The task ▸ Copy everything from the line with "Emit a LaTeX" down to the line with "(chpost) at (298,381)", inclusive of both, exactly as written; leave out all pictures.

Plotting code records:
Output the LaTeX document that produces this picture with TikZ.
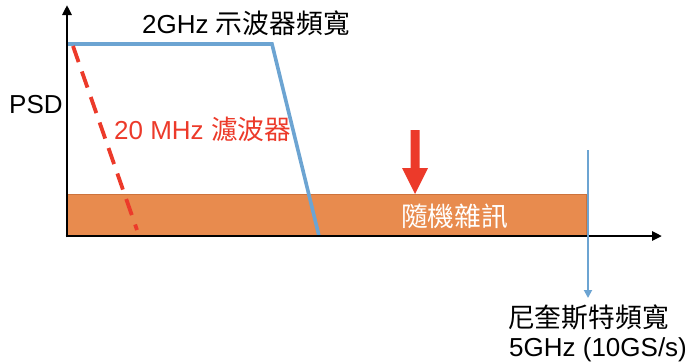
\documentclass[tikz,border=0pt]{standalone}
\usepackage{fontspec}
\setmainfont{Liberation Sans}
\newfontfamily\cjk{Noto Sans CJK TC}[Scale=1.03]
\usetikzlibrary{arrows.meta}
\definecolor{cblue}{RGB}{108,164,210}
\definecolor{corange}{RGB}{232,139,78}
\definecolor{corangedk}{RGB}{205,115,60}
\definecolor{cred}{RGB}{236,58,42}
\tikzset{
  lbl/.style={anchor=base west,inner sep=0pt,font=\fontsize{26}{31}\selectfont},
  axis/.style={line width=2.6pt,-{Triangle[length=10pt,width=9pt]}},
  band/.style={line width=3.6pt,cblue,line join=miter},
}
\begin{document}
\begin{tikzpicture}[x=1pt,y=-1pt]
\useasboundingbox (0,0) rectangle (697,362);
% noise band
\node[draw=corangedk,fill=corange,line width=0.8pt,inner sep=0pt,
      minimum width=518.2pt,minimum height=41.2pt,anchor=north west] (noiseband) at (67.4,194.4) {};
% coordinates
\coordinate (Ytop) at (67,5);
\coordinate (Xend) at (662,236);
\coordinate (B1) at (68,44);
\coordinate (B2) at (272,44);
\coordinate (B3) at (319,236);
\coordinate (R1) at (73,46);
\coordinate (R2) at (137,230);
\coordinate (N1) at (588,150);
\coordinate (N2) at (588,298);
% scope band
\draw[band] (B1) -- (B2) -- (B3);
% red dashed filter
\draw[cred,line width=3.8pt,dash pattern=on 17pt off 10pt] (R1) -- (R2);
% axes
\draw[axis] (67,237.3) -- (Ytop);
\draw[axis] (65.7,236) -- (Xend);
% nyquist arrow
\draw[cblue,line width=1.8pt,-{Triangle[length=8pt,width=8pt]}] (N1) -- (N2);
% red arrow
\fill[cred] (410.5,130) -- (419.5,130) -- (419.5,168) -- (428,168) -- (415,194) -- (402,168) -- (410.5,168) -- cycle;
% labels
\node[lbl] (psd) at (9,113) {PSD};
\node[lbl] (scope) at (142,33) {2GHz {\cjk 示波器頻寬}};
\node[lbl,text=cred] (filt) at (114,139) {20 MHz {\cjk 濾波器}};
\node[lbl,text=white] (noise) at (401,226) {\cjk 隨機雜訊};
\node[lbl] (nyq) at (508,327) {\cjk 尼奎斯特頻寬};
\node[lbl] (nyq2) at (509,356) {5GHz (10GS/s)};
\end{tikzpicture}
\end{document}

...

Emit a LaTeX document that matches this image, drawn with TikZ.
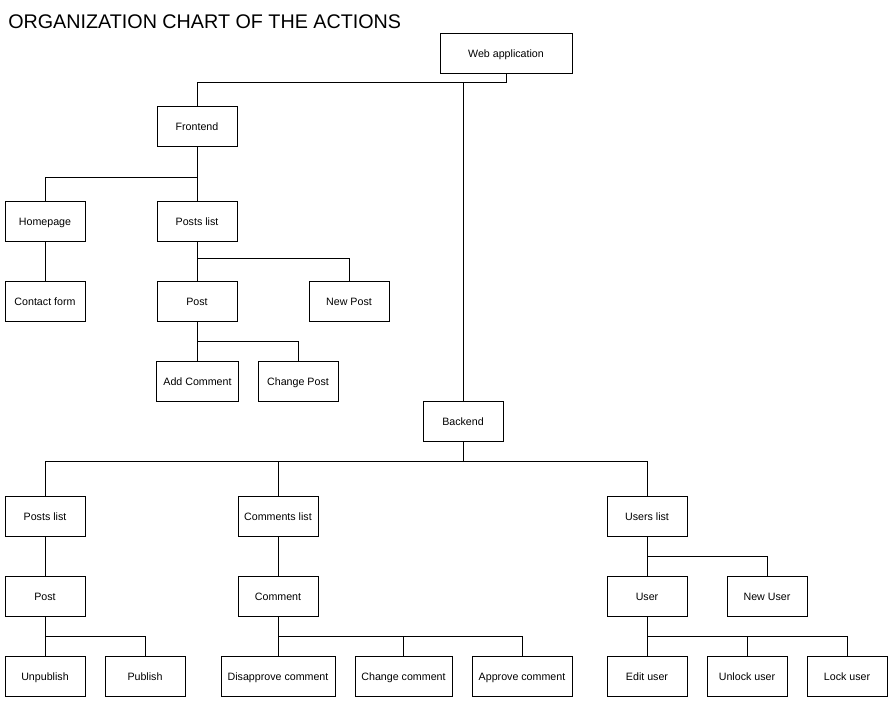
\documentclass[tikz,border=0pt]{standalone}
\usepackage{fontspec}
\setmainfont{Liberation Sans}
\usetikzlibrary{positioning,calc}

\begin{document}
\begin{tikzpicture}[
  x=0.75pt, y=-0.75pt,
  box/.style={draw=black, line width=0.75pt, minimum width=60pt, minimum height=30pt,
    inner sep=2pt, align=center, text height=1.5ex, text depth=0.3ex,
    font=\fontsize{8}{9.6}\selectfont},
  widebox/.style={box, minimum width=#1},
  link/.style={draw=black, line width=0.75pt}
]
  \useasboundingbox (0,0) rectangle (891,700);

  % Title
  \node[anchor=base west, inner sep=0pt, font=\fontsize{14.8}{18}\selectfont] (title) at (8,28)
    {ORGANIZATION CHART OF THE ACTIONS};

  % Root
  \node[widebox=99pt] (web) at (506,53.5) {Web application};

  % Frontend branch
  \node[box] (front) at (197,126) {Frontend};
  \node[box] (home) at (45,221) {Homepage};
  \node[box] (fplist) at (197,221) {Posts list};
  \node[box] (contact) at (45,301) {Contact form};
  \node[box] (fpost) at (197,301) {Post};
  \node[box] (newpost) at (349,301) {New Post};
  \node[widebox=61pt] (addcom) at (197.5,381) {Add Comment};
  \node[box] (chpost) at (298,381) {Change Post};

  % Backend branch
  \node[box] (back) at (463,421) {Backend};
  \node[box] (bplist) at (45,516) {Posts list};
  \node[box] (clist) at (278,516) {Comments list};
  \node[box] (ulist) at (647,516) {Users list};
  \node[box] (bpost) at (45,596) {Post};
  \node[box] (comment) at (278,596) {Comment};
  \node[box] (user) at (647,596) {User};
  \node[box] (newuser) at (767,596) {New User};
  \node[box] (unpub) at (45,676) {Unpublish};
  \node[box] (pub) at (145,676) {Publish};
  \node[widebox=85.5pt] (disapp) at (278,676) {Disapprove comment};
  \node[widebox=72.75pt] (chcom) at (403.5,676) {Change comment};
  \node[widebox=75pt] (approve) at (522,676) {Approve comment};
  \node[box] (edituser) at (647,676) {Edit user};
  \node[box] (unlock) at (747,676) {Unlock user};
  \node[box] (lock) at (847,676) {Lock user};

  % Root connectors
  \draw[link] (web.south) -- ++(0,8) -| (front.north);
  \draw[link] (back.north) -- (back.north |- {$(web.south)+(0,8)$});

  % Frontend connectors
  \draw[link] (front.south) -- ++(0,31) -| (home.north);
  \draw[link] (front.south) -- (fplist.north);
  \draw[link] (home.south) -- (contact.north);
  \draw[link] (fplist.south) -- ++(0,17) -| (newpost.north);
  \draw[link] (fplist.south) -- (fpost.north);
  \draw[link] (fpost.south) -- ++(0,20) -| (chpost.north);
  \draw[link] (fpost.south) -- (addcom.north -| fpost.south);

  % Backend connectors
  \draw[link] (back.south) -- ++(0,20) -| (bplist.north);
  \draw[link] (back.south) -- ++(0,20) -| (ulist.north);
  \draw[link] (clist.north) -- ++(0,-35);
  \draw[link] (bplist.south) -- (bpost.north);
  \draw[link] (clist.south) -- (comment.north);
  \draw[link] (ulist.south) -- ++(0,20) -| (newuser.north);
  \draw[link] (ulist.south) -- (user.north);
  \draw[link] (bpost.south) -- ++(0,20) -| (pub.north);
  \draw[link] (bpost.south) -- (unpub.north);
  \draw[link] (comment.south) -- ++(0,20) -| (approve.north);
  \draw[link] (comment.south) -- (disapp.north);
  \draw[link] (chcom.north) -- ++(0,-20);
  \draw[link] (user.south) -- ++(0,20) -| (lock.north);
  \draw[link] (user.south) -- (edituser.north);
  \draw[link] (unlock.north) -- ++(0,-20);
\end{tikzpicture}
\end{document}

Answer for this exercise ▸
Emit a LaTeX document that matches this image, drawn with TikZ.
\documentclass[tikz,border=0pt]{standalone}
\usepackage{fontspec}
\setmainfont{Liberation Sans}
\usetikzlibrary{positioning,calc}

\begin{document}
\begin{tikzpicture}[
  x=0.75pt, y=-0.75pt,
  box/.style={draw=black, line width=0.75pt, minimum width=60pt, minimum height=30pt,
    inner sep=2pt, align=center, text height=1.5ex, text depth=0.3ex,
    font=\fontsize{8}{9.6}\selectfont},
  widebox/.style={box, minimum width=#1},
  link/.style={draw=black, line width=0.75pt}
]
  \useasboundingbox (0,0) rectangle (891,700);

  % Title
  \node[anchor=base west, inner sep=0pt, font=\fontsize{14.8}{18}\selectfont] (title) at (8,28)
    {ORGANIZATION CHART OF THE ACTIONS};

  % Root
  \node[widebox=99pt] (web) at (506,53.5) {Web application};

  % Frontend branch
  \node[box] (front) at (197,126) {Frontend};
  \node[box] (home) at (45,221) {Homepage};
  \node[box] (fplist) at (197,221) {Posts list};
  \node[box] (contact) at (45,301) {Contact form};
  \node[box] (fpost) at (197,301) {Post};
  \node[box] (newpost) at (349,301) {New Post};
  \node[widebox=61pt] (addcom) at (197.5,381) {Add Comment};
  \node[box] (chpost) at (298,381) {Change Post};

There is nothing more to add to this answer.